Wow, Pan’s Labia still getting people’s panties in a twist. First of all, you’re dealing with three different writers with three different points of view who have written on the film. One review doesn’t normally stand in for one lumped point of view. That said, we all found ourselves disappointed by the film, to say the least, and it had nothing to do with del Toro “trying to make art,” but rather his final product, which was simplistic, shallow, and worst of all, opportunistic–trying to give his wallowing in grotesquerie a patina of seriousness by giving it a historical context , while del Toro is more interested in gratuitous violence than anything about the Spanish Civil War. And yes, Spirit of the Beehive, which more abstractedly used the horror genre to get at the ghosts of … you guessed it, the Spanish Civil War is not a cray-zee connection. More importantly, it might be fun to revisit some of the hilariously over-the-top comments my own, other, review of Pan’s received upon its release….talk about people who feel attacked when someone shows dissent:

“As someone said, no matter how good your film is there will always be a duschbag [sic] who hates it.” [I’m glad someone said that…]

“Make sure you understand the film before you criticize it!” [I really do need to start watching films more so I can understand them…]

“Call Mommy or Daddy or whichever parent didn’t like you and stop writing about movies.

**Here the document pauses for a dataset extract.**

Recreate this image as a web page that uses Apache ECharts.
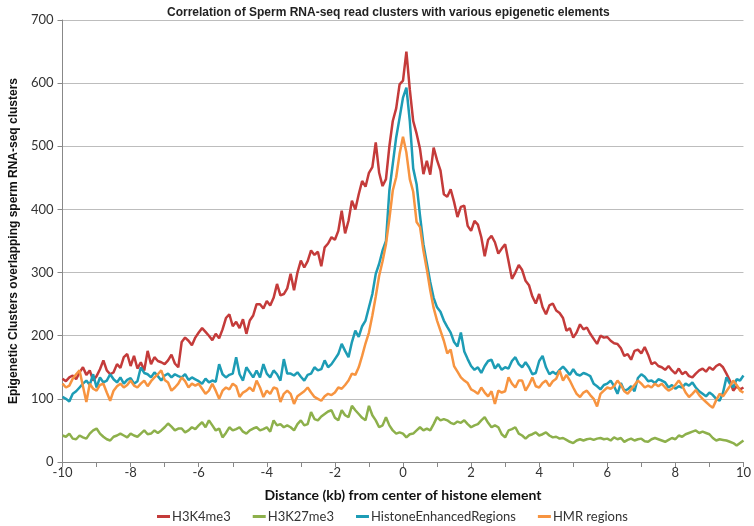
<!DOCTYPE html>
<html><head><meta charset="utf-8">
<script src="https://cdn.jsdelivr.net/npm/echarts@6/dist/echarts.min.js"></script>
<style>html,body{margin:0;padding:0;background:#fff}#c{width:754px;height:526px}</style>
</head><body><div id="c"></div>
<script>
const titleText = 'Correlation of Sperm RNA-seq read clusters with various epigenetic elements';
const xName = 'Distance (kb) from center of histone element';
const yName = 'Epigenetic Clusters overlapping sperm RNA-seq clusters';
const seriesNames = ['H3K4me3', 'H3K27me3', 'HistoneEnhancedRegions', 'HMR regions'];
const distanceStart = -10, distanceStep = 0.1;

const h3k4me3 = [
132,128,134,137,131,142,150,138,145,129,
136,147,161,145,139,142,155,149,166,171,
152,168,148,158,145,176,155,166,160,158,
155,161,170,156,150,190,197,192,185,197,
205,212,206,200,193,203,196,210,228,234,
215,222,212,226,203,224,232,250,250,243,
255,248,260,282,264,266,275,298,272,300,
319,308,318,335,328,333,310,340,346,356,
352,366,398,362,382,414,400,424,445,436,
458,467,506,458,437,448,500,540,560,598,
604,650,590,540,520,496,456,477,455,498,
478,462,424,420,432,412,388,404,406,374,
366,382,376,356,326,352,358,348,330,338,
345,318,290,300,312,304,287,280,262,251,
266,245,234,248,251,240,236,228,208,212,
197,205,218,210,213,203,195,187,200,197,
198,192,188,187,180,168,171,162,176,178,
172,182,170,155,158,152,150,146,152,145,
140,148,139,143,136,134,140,145,148,143,
150,146,152,155,150,140,129,113,120,115,
118];

const h3k27me3 = [
42,40,45,37,36,42,39,37,45,50,
53,45,40,36,34,40,42,45,42,39,
45,42,40,45,50,44,45,50,46,50,
55,61,56,50,53,53,47,50,55,52,
58,63,55,66,58,50,53,39,46,55,
50,52,55,48,45,50,53,55,50,52,
55,48,66,58,60,55,58,55,50,60,
66,58,60,79,68,66,72,76,80,82,
70,66,82,74,71,89,82,76,70,66,
89,74,66,55,58,71,58,50,45,47,
45,39,44,45,50,55,50,53,50,60,
71,66,68,66,62,60,64,62,66,60,
55,58,60,66,71,62,55,58,55,44,
39,50,52,55,45,42,37,42,44,47,
42,44,47,42,39,40,37,38,35,32,
30,34,36,34,36,37,35,37,38,36,
37,34,39,36,38,32,35,37,34,36,
37,33,32,36,38,36,34,32,35,38,
36,42,40,44,46,48,50,46,48,46,
44,38,34,36,35,34,32,30,26,30,
34];

const histoneEnhanced = [
103,100,96,108,112,118,124,129,122,139,
118,134,126,129,139,131,126,134,124,130,
133,124,128,150,141,139,134,142,136,129,
137,140,134,139,136,134,139,130,134,131,
128,124,132,126,129,127,155,139,134,138,
140,166,139,129,150,142,134,145,134,155,
140,134,145,139,129,163,140,140,137,142,
135,129,138,140,150,145,147,161,150,155,
163,171,187,176,166,190,208,198,215,224,
245,266,298,314,335,350,430,472,514,545,
577,593,540,465,440,390,345,315,285,260,
245,238,224,214,205,190,183,205,175,163,
152,146,150,141,152,160,162,148,155,146,
150,148,160,166,155,150,158,150,139,141,
160,168,150,139,143,139,146,151,145,138,
147,139,137,141,139,136,124,120,115,122,
124,129,120,108,125,113,115,120,112,133,
139,135,128,129,125,131,129,126,118,122,
116,120,118,124,121,126,118,112,108,104,
110,106,100,97,110,134,124,118,131,129,
137];

const hmrRegions = [
124,118,121,132,139,145,120,95,124,116,
113,122,124,110,97,113,120,124,118,122,
129,121,118,124,129,120,128,134,139,145,
130,126,113,118,124,134,128,118,124,121,
124,116,108,113,124,113,100,113,118,115,
124,120,103,110,113,118,112,129,118,103,
113,108,118,116,95,108,113,108,92,104,
108,112,118,110,103,100,97,104,108,106,
110,118,116,122,129,140,138,150,168,188,
205,232,262,295,318,345,385,430,451,488,
515,490,448,428,380,372,335,305,272,244,
224,208,192,172,178,152,143,134,129,125,
115,112,108,118,110,104,112,92,113,110,
112,134,124,118,129,129,113,122,134,120,
118,125,129,120,128,132,145,129,138,129,
118,108,103,110,113,106,100,88,108,113,
118,116,120,129,122,112,108,115,122,129,
124,118,121,118,124,120,124,118,113,116,
122,129,121,110,103,108,114,106,100,95,
90,86,98,108,104,112,120,129,122,113,
110];

const colors = ['#C43B3A', '#8DB04B', '#1D9CB5', '#F79440'];
const allValues = [h3k4me3, h3k27me3, histoneEnhanced, hmrRegions];

function toPairs(vals) {
  return vals.map((v, i) => [Math.round((distanceStart + i * distanceStep) * 10) / 10, v]);
}

const chart = echarts.init(document.getElementById('c'), null, {renderer: 'canvas'});
chart.setOption({
  animation: false,
  backgroundColor: '#fff',
  color: colors,
  title: {
    text: titleText, left: 162, top: 2,
    textStyle: {fontFamily: 'Liberation Sans', fontWeight: 'bold', fontSize: 12, color: '#222'}
  },
  grid: {left: 52, right: 9, top: 20, bottom: 64},
  legend: {
    bottom: -2, left: 152, itemWidth: 13, itemHeight: 3, itemGap: 22,
    icon: 'rect',
    textStyle: {fontFamily: 'Lato', fontSize: 13, color: '#333', padding: [0, 0, 0, -3]},
    data: seriesNames
  },
  xAxis: {
    type: 'value', min: -10, max: 10, interval: 1,
    name: xName, nameLocation: 'middle', nameGap: 26,
    nameTextStyle: {fontFamily: 'Lato', fontWeight: 'bold', fontSize: 14, color: '#111'},
    axisLine: {onZero: false, lineStyle: {color: '#888'}},
    axisTick: {show: true, length: 5, lineStyle: {color: '#888'}},
    axisLabel: {fontFamily: 'Lato', fontSize: 13, color: '#333', margin: 4,
      formatter: v => (Math.round(v) % 2 === 0 ? String(Math.round(v)) : '')},
    splitLine: {show: false}
  },
  yAxis: {
    type: 'value', min: 0, max: 700, interval: 100,
    name: yName, nameLocation: 'middle', nameGap: 36,
    nameTextStyle: {fontFamily: 'Liberation Sans', fontWeight: 'bold', fontSize: 12, color: '#111'},
    axisLine: {show: true, onZero: false, lineStyle: {color: '#888'}},
    axisTick: {show: true, length: 5, lineStyle: {color: '#888'}},
    axisLabel: {fontFamily: 'Lato', fontSize: 13, color: '#333', margin: 9},
    splitLine: {lineStyle: {color: '#bdbdbd', width: 1}}
  },
  series: seriesNames.map((n, k) => ({
    name: n, type: 'line', showSymbol: false, symbol: 'none',
    data: toPairs(allValues[k]),
    lineStyle: {width: 2.5, color: colors[k]},
    itemStyle: {color: colors[k]}
  }))
});
</script></body></html>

I reviewed most of your website, and you obviously can fool some people with your faux post-modern cynicism, and double-latte attitudes, but those of us who read more than a couple of back issues of Cahier [sic] du Cinema can see right through you.” [I tried calling Mommy, but she didn’t pick up…hmmm…]

“I loved Pan’s Labyrinth, just because its moral dilemmas are simplistic doesn’t mean it’s a bad film.” [really?]

Keith Uhlich

If I may, per that last link, quoth cine-philosoph Jeff Goldblum: “That is one huge pile of shit.”


you guys cant have it both ways!! you said pans labyrinth was crappy because del toro tried to hard to make GREAT ART. but now he makes entertainment and you dont like it either! have you even seen it??


But we should add that review IS coming….

Question: if we exalt Del Toro for being visionary just for making kool kreatures, then why not Clive Barker? Hellboy < Nightbreed.